Wizards of the Coast's Secrets of Strixhaven Commander precons arrived with five distinct decks, but the Silverquill Influence build is the one generating the most sustained upgrade conversation — and for good reason. It's doing something genuinely unusual for Orzhov: instead of grinding opponents into dust through life-drain and attrition, it's playing politics. Aggressive, weaponized politics.
The face commander, Killian, Decisive Mentor, is the engine. Every enchantment you cast goads your opponents' creatures, forcing them to attack — just not you. And every time those goaded creatures swing into your other opponents, Killian draws you a card. In a four-player pod, that's a card-advantage engine that runs entirely on your opponents' aggression. The deck essentially converts the table's combat step into your personal draw engine. That's a sophisticated design, and it's one that rewards players who understand the political rhythms of Commander better than the average precon buyer.
The retail price point sits at $44.99 MSRP, consistent with the Strixhaven Commander wave. Secondary market copies have been trading between $38 and $55 depending on condition and seller, which is a reasonable floor for a deck with genuine upgrade potential. Unlike some precons that ship with a strong commander stapled to an incoherent 99, Silverquill Influence has a coherent identity — it just needs sharper tools to execute it consistently.
Where the Stock List Falls Short
The deck's biggest structural weakness is enchantment density. Killian's goad trigger only fires when you cast an enchantment, which means the deck needs a critical mass of them to function. The precon ships with a reasonable spread, but too many of those enchantments are either overcosted for their effect or simply outclassed by readily available upgrades in the $1–$5 range.

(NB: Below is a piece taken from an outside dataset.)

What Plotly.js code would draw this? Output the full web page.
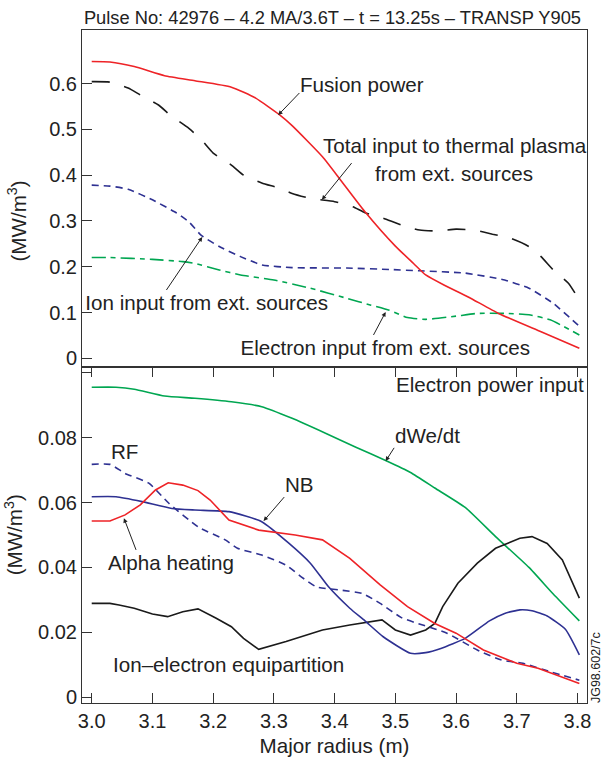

Ghostly Prison and Sphere of Safety are the obvious additions — both slow down the creatures you've goaded before they can swing back at you, and Sphere of Safety scales beautifully as your enchantment count grows. Neither card is expensive. Sphere of Safety hovers around $3–$4 for non-foil copies, and Ghostly Prison can be found for under $5 in most formats.
The mana base also needs attention. The precon leans on a predictable mix of tap-lands and basics that creates consistency problems in the early turns. Swapping in Isolated Chapel (currently around $4) and Caves of Koilos (under $2) meaningfully improves the deck's ability to operate on curve without a significant budget commitment.
Card draw beyond Killian's trigger is thin. Phyrexian Arena is the classic Orzhov solution — it's sitting around $6–$8 for the Apocalypse printing, though Commander Masters reprints have pushed prices down from their 2022 highs above $15. If the budget allows, Necropotence is the nuclear option, though its current price near $20–$25 puts it in the premium tier for this kind of upgrade project.
The Upgrades That Actually Move the Needle
For players looking to push the deck toward genuine competitive Commander (cEDH-adjacent, not full cEDH), the priority list looks like this:
- Solitary Confinement — Pairs obscenely well with Killian's draw triggers. You're drawing enough cards to sustain its discard cost, and it makes you effectively untouchable.
- Cunning Rhetoric — A newer enchantment that punishes opponents for attacking you, which creates a beautiful tension against your own goad effects.
- Ethereal Armor — If the deck wants to pivot toward a voltron subtheme with Killian himself, this is the card that makes that line viable.
- Swords to Plowshares — The stock removal package is serviceable but not efficient. STP is a dollar-bin staple in some printings and there's no reason not to run it.
- Smothering Tithe — Expensive at $25–$30, but it's the single highest-impact swap available. In a draw-heavy, politically chaotic pod, Smothering Tithe generates obscene value.
The total cost for a focused, budget-conscious upgrade — swapping roughly 15 cards — lands between $40 and $70 depending on how aggressively you pursue the mana base and whether Smothering Tithe makes the cut. That puts the fully upgraded deck in the $85–$125 range all-in, which is competitive value for a Commander build with this level of political complexity and replayability.
Killian rewards players who read the table, not just their own hand. In an era where Commander is increasingly dominated by fast combo and stax, a well-tuned goad-and-draw engine that operates at instant speed and generates political goodwill is, frankly, underrated. The precon gets you 70% of the way there. The remaining 30% is cheap, available, and worth every dollar.